Di atas kertas, yang bisa memenuhi kriteria di atas adalah alumni jurnalistik/komunikasi. Selama sekitar 3-4 tahun mereka dibekali ilmu dan keterampilan jurnalistik --menulis, wawancara, reportase, manajemen media, dan sebagainya terkait dunia media massa.
Biasanya sih, yang diterima memang alumni jurnalistik/komunikasi. Namun, banyak juga alumni jurusan lain, bahkan jurusan ilmu eksak sekalipun, bisa diterima, asalkan memenuhi kriteria tadi.
MENGAPA S1 SEMUA JURUSAN?
Mengapa media tidak mengistimewakan lulusan jurnalistik dalam rekrutmen? Misalnya, minimal menuliskan syarat: Lulusan S1 Semua Jurusan, diutamakan jurusan jurnalistik/komunikasi.
Mungkin, "tidak diskriminatif" menjadi alasan pertama. Alasan kedua, karena memang bidang media massa bukan monopoli lulusan jurnalistik. Sarjana bidang studi apa pun bisa menjadi reporter/wartawan, selama menguasai ilmu dan keterampilan jurnalistik --menulis, reportase, wawancara, dll.
Apakah lowongan kerja di media selama ini, yang tidak menyebutkan khusus "S1 Jurnalistik/Komunikasi", berarti media "mengabaikan" keberadaan Fikom dan/atau Jurusan Jurnalistik di kampus-kampus perguruan tinggi?
Tentu, tidak demikian. Lulusan S1 Jurnalistik belum tentu piawai dalam mengerjakan tugas-tugas pemberitaan atau manajemen media massa. Sebaliknya, lulusan non-jurnalistik juga belum tentu "awam" soal jurnalistik dan media.
ALTERNATIF LULUSAN JURNALISTIK
Di posting sebelumnya, saya sudah share tentang Masa Depan Mahasiswa Jurnalistik. Saya cantumkan di sana daftar pekerjaan yang membutuhkan keahlian jurnalistik.
Intinya, mahasiswa jurnalistik/komunikasi tidak harus selalu berharap dan menatap lembaga media untuk mengamalkan ilmu dan keterampilannya.
Saat ini, SEMUA lembaga/instansi membutuhkan SDM yang pandai menulis lincah bicara, piawai mengelola media, karena lembaga/instansi pemerintah ataupun swasta, dipastikan memiliki Bagian Humas/PR atau Depatemen Komunikasi yang menjadi "ladang amal" lulusan jurnalistik.

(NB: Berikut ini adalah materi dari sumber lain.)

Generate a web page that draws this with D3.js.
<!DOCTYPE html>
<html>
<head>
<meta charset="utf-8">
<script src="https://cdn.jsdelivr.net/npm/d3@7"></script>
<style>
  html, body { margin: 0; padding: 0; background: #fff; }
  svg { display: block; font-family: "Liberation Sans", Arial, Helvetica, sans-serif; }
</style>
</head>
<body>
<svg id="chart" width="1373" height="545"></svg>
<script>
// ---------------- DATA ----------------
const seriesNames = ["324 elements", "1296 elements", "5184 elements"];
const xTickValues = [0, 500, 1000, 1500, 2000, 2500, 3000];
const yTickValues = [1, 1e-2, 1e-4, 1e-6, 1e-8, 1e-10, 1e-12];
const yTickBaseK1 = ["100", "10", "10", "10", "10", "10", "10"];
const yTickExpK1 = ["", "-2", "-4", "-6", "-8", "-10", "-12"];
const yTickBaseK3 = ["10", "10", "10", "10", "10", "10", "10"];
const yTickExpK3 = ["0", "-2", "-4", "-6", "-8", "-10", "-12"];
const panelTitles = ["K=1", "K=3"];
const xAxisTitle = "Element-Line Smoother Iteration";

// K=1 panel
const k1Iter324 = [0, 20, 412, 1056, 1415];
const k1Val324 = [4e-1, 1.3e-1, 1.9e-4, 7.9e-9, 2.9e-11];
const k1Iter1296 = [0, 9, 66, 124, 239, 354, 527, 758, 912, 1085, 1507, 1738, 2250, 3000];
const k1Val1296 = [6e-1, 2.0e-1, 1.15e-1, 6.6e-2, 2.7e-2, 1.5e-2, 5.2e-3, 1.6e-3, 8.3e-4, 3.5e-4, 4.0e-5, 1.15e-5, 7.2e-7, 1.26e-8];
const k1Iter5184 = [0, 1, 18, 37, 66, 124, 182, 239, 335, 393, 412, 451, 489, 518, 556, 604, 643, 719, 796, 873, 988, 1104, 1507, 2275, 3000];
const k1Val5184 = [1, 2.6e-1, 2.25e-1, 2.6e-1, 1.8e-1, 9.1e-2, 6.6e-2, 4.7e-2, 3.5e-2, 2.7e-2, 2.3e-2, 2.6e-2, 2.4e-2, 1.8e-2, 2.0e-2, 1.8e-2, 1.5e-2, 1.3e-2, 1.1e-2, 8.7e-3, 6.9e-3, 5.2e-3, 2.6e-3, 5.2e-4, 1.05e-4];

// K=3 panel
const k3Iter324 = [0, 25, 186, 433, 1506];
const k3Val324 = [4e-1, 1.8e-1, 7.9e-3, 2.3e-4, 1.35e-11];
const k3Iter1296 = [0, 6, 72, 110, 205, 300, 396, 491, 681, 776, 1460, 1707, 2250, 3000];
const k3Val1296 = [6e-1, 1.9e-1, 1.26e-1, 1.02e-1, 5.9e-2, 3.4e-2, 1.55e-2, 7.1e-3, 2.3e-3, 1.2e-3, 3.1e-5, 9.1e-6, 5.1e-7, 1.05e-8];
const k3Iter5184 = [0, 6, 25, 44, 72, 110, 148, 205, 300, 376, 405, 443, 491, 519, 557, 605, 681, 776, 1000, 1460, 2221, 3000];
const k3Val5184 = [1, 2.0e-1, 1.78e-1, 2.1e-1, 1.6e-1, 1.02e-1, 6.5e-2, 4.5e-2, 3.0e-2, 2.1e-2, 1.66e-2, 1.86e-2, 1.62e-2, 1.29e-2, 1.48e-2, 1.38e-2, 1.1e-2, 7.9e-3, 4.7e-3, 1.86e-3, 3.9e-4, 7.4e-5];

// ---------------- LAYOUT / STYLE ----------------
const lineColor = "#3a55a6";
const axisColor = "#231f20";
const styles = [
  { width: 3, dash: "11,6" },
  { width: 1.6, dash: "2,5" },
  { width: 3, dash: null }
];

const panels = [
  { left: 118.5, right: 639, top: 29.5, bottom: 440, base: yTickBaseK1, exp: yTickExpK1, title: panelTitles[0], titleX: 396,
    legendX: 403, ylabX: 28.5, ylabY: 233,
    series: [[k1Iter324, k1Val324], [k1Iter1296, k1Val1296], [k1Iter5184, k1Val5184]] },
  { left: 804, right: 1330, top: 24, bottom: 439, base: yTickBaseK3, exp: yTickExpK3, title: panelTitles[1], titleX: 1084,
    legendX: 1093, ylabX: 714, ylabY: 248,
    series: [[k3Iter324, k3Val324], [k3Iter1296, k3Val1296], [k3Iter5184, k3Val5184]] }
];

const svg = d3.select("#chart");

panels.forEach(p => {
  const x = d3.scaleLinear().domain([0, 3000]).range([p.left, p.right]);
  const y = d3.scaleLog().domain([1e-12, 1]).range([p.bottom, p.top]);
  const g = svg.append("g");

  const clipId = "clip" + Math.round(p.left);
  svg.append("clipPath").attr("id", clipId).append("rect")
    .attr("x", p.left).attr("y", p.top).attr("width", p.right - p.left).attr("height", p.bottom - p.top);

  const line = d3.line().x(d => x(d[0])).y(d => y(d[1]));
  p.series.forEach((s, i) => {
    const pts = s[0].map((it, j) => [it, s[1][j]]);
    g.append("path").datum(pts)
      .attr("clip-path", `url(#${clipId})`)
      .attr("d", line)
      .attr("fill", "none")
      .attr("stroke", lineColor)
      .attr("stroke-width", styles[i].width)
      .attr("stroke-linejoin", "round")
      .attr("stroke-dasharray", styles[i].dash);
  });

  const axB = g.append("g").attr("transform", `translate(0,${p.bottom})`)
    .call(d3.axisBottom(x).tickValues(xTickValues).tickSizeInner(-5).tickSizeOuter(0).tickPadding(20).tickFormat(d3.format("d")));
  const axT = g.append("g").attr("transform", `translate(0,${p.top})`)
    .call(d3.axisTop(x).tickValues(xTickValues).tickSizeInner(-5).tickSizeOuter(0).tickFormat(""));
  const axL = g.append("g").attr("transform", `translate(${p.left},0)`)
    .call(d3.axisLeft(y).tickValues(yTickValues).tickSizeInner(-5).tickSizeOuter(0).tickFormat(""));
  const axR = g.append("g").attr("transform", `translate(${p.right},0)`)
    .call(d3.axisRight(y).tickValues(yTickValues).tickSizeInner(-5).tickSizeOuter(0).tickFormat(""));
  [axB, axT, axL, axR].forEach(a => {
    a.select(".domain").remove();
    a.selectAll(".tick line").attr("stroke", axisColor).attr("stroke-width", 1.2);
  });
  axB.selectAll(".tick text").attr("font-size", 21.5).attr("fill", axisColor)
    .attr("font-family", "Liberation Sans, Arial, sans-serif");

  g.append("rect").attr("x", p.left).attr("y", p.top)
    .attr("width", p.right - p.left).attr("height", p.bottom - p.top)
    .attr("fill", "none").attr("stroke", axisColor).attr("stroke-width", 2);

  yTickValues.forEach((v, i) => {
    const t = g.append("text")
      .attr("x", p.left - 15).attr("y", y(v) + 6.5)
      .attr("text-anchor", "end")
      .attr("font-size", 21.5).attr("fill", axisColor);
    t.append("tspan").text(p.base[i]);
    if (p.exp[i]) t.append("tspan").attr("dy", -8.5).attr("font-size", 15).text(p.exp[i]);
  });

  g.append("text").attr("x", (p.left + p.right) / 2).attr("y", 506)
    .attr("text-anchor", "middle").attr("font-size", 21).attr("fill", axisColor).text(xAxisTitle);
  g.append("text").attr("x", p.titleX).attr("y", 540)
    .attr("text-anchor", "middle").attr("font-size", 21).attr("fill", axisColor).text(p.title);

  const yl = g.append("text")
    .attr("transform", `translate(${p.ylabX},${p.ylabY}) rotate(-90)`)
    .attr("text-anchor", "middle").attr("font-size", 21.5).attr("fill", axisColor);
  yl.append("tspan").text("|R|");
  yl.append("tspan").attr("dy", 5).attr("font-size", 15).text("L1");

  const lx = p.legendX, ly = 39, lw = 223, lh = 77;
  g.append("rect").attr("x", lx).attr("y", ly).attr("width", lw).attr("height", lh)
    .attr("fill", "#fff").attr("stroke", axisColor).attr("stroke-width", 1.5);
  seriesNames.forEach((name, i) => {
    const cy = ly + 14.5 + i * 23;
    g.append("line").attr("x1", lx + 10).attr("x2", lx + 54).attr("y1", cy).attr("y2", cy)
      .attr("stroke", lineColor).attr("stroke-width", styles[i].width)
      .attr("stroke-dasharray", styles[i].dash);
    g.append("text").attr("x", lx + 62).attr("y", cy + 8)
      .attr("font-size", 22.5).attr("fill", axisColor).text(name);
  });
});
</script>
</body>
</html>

Jurnalistik memang termasuk ilmu terapan (applied science) yang bisa dipelajari di luar kelas. Banyak wartawan saat ini bukan berlatar belakang non-jurnalistik. Namun, dampak buruknya, banyak tulisan di media yang "asal jadi" dan tidak memenuhi kaidah jurnalistik, bahkan melanggar kode etik jurnalistik.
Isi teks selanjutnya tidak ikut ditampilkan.